In the open source version, we can save the metadata in the DBMS along with the model structure and weights. Suppose that users write the following SQL statement:

  1. SELECT * FROM my_db.train_table
  2. TO TRAIN my_docker_registry/my_docker_image:latest/MyDNNClassifier
  3. ...
  4. LABEL class
  5. INTO my_db.my_trained_dnn_model;

We should save the metadata, model structure and weights in the DBMS table my_db.my_trained_dnn_model together.

In the current implementation, we had saved model structure and weights in the format of:

  1. +-----+-----------------------------+
  2. | id | block |
  3. +-----|-----------------------------+
  4. | 0 | |
  5. | 1 | model structure and weights |
  6. | ... | |
  7. +-----+-----------------------------+

The model structure and weights were deserialized into byte stream and saved in multiple rows inside the DBMS table.

In the new design, we propose the saved data in the DBMS table is in the format of:

  1. +-----+----------------------------------------------------------+
  2. | id | block |
  3. +-----|----------------------------------------------------------+
  4. | 0 | |
  5. | 1 | (metadata_length, metadata, model structure and weights) |
  6. | ... | |
  7. +-----+----------------------------------------------------------+

The first 64 bit is the metadata’s length, then the second field is metadata, and the last field is model structure and weights. This design is almost the same with the current implementation except for the leading metadata fields. In this way, we can get metadata easily without loading the entire model.

PAI Platform Version

In the PAI platform version, we can save the metadata in the OSS bucket along with the model structure and weights. Suppose that users write the following SQL statement:

  1. SELECT * FROM my_db.train_table
  2. TO TRAIN my_docker_registry/my_docker_image:latest/MyDNNClassifier
  3. ...
  4. LABEL class
  5. INTO my_pai_trained_dnn_model;

We propose to save the model metadata in the OSS bucket oss://sqlflow-models/user_id/my_pai_trained_dnn_model/metadata.json, and to save the model structure and weights in the OSS bucket oss://sqlflow-models/user_id/my_pai_trained_dnn_model/model_save.

How to Get the Model Metadata in Prediction Workflow Codegen

There are 2 situations when we do prediction:

  • Case 1: we have trained a model beforehand, and we only run one TO PREDICT statement. That is to say, the total SQL statements to run contain only one SQL statement:

    1. SELECT * FROM my_db.test_table
    2. TO PREDICT my_db.test_table_prediction.class
    3. USING my_model;

    Since we have trained the model my_model beforehand, we can get the metadata from the DBMS table or OSS bucket when running these statements above.

  • Case 2: the TO PREDICT statement uses the trained model from the previous workflow step.
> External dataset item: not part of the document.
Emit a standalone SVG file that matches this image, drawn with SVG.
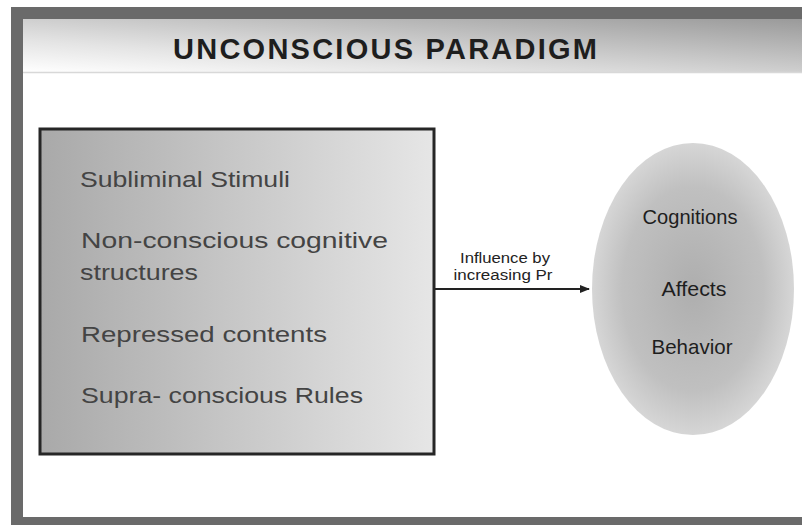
<svg xmlns="http://www.w3.org/2000/svg" width="802" height="525" viewBox="0 0 802 525">
<defs>
<linearGradient id="band" x1="0" y1="1" x2="1" y2="0">
<stop offset="0" stop-color="#ffffff"/>
<stop offset="0.3" stop-color="#e4e4e4"/>
<stop offset="1" stop-color="#9a9a9a"/>
</linearGradient>
<linearGradient id="boxg" x1="0" y1="0" x2="1" y2="0">
<stop offset="0" stop-color="#a9a9a9"/>
<stop offset="1" stop-color="#e6e6e6"/>
</linearGradient>
<radialGradient id="ellg" cx="0.5" cy="0.5" r="0.5">
<stop offset="0" stop-color="#aeaeae"/>
<stop offset="0.7" stop-color="#c0c0c0"/>
<stop offset="1" stop-color="#d6d6d6"/>
</radialGradient>
<marker id="arr" markerWidth="10" markerHeight="10" refX="9" refY="5" orient="auto" markerUnits="userSpaceOnUse">
<path d="M0,1 L10,5 L0,9 Z" fill="#222"/>
</marker>
<style>
.item{font-family:"Liberation Sans",Arial,sans-serif;font-size:22px;fill:#444;}
.ell{font-family:"Liberation Sans",Arial,sans-serif;font-size:21px;fill:#1e1e1e;text-anchor:middle;}
.lbl{font-family:"Liberation Sans",Arial,sans-serif;font-size:14px;fill:#222;text-anchor:middle;}
</style>
</defs>
<g id="frame">
<rect x="11" y="7" width="791" height="518" fill="#6a6a6a"/>
<rect x="23" y="19" width="779" height="498" fill="#ffffff"/>
<rect x="23" y="19" width="779" height="53" fill="url(#band)"/>
<line x1="23" y1="72.5" x2="802" y2="72.5" stroke="#d8d8d8" stroke-width="1.5"/>
<text x="385" y="59" font-family="'Liberation Sans',Arial,sans-serif" font-weight="bold" font-size="29" fill="#1e1e1e" text-anchor="middle" textLength="424" lengthAdjust="spacing">UNCONSCIOUS PARADIGM</text>
</g>
<g id="sources">
<rect x="40" y="129" width="394" height="325" fill="url(#boxg)" stroke="#262626" stroke-width="3"/>
<text class="item" x="80" y="187" textLength="210" lengthAdjust="spacingAndGlyphs">Subliminal Stimuli</text>
<text class="item" x="81" y="248" textLength="307" lengthAdjust="spacingAndGlyphs">Non-conscious cognitive</text>
<text class="item" x="80" y="280" textLength="118" lengthAdjust="spacingAndGlyphs">structures</text>
<text class="item" x="81" y="342" textLength="246" lengthAdjust="spacingAndGlyphs">Repressed contents</text>
<text class="item" x="81" y="403" textLength="282" lengthAdjust="spacingAndGlyphs">Supra- conscious Rules</text>
</g>
<g id="outcomes">
<ellipse cx="693" cy="289" rx="101" ry="146" fill="url(#ellg)"/>
<text class="ell" x="690" y="224" textLength="95" lengthAdjust="spacingAndGlyphs">Cognitions</text>
<text class="ell" x="694" y="296" textLength="65" lengthAdjust="spacingAndGlyphs">Affects</text>
<text class="ell" x="692" y="354" textLength="81" lengthAdjust="spacingAndGlyphs">Behavior</text>
</g>
<g id="connectors">
<line x1="435" y1="289" x2="589" y2="289" stroke="#222" stroke-width="2" marker-end="url(#arr)"/>
<text class="lbl" x="505" y="263" textLength="90" lengthAdjust="spacingAndGlyphs">Influence by</text>
<text class="lbl" x="503" y="280" textLength="99" lengthAdjust="spacingAndGlyphs">increasing Pr</text>
</g>
</svg>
That is to say, the total SQL statements to run contain two SQL statements:

    1. SELECT * FROM my_db.train_table
    2. TO TRAIN my_docker_registry/my_docker_image:latest/MyDNNClassifier
    3. ...
    4. LABEL class
    5. INTO my_model;
    6. SELECT * FROM my_db.test_table
    7. TO PREDICT my_db.test_table_prediction.class
    8. USING my_model;

    Since the the trained model my_model will be only generated after the first workflow step runs, we cannot get the model metadata from the DBMS or OSS when we generate the workflow codes for the TO PREDICT statement. In this case, we should do some dependency analysis for the SQL statements. That is to say, we should check if there is any TO TRAIN statement that will generates the trained model, and get the model metadata from that TO TRAIN statement.

In conclusion, the way we try to get the model metadata when generating the workflow codes for the TO PREDICT statement is:

  • Check if there is any TO TRAIN statement that generates the trained model used by the TO PREDICT statement.
  • If yes, use the metadata from the TO TRAIN statement directly.
  • If no, try to get the model metadata from the DBMS table or OSS bucket.